I answered a question about is+it+safe+to+run+a+windows+failover+cluster+public+and+heartbeat+on+a+single+nic.
Is this Vmware ? Are you running snapshot backups on VMware. Please see below links. This is knows issue and you must rule out any VMware error before moving to network part
Nodes being removed from Failover Cluster membership on VMWare ESX?.
Large packet loss at the guest operating system level on the VMXNET3 vNIC in ESXi
Noticed any Network congestion
To start with please understand that "Heartbeat communication is used for the Health monitoring between the nodes to detect node failures. Heartbeat packets are Lightweight (134 bytes) in nature and sensitive to latency. If the cluster heartbeats are delayed by a Saturated NIC, blocked due to firewalls, etc, it could cause the cluster node to be removed from Cluster membership
". By default your WFC connection will fail when 5 pings are lost (1 ping per second for a total of 5 seconds).

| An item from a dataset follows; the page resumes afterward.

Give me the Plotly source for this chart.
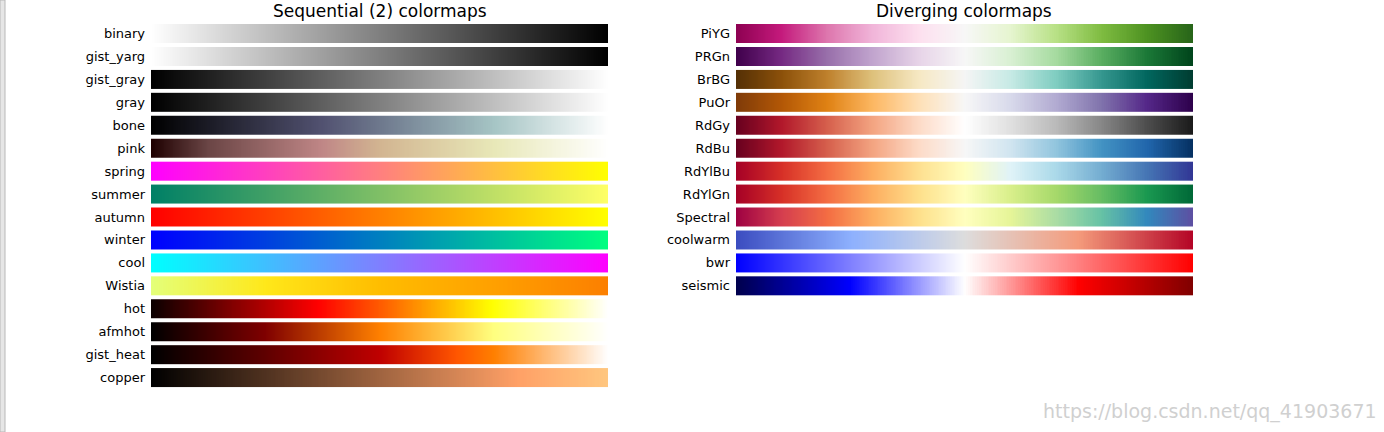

In your case you have set SameSubnetThreshold=20
and SameSubnetDelay=2
which means The heartbeat will NOT give up unless 20 pinges each send after 2 sec fail to get any response from the servers. Which mean the heartbeat would wait 40 seconds
before initiating failover.
why heartbeat was lost?
Because for 40 seconds the ping did not responded or packet was lost due to network congestion. This forced WSFC to initiate a failover. Its quite possible that network is so much congested than even if it is online and connected the congestion is causing delay or there is packed lost.
why connection with secondary replica was lost ?
Answer is same as above, but it seems line you are using same NIC for both public and private communication.
Any workaround ? increase lease timeout, performance of storage or RAM and CPU can help?
Network is AG's Achilles Heel. If you have poor badnwidth or choked network you will face issues with AG not matter you how much you ramp up hardware. A workaround I see is separating cluster heartbeat on private network and one more NIC card. The beauty of heartbeat is if private is down SQL Server will use public network to establish connection for heartbeat. Please take advise from your network team how to go with this, My network knowledge is limited.
The thing is you are having choked or bad network it seems you must focus on resolving this.
SQL Server has encountered 4 occourence(s) of I/O request taking longer than 15 seconds to complete...
This is other thing which can add problems, your storage is slow. You need to upgrade to fast storage.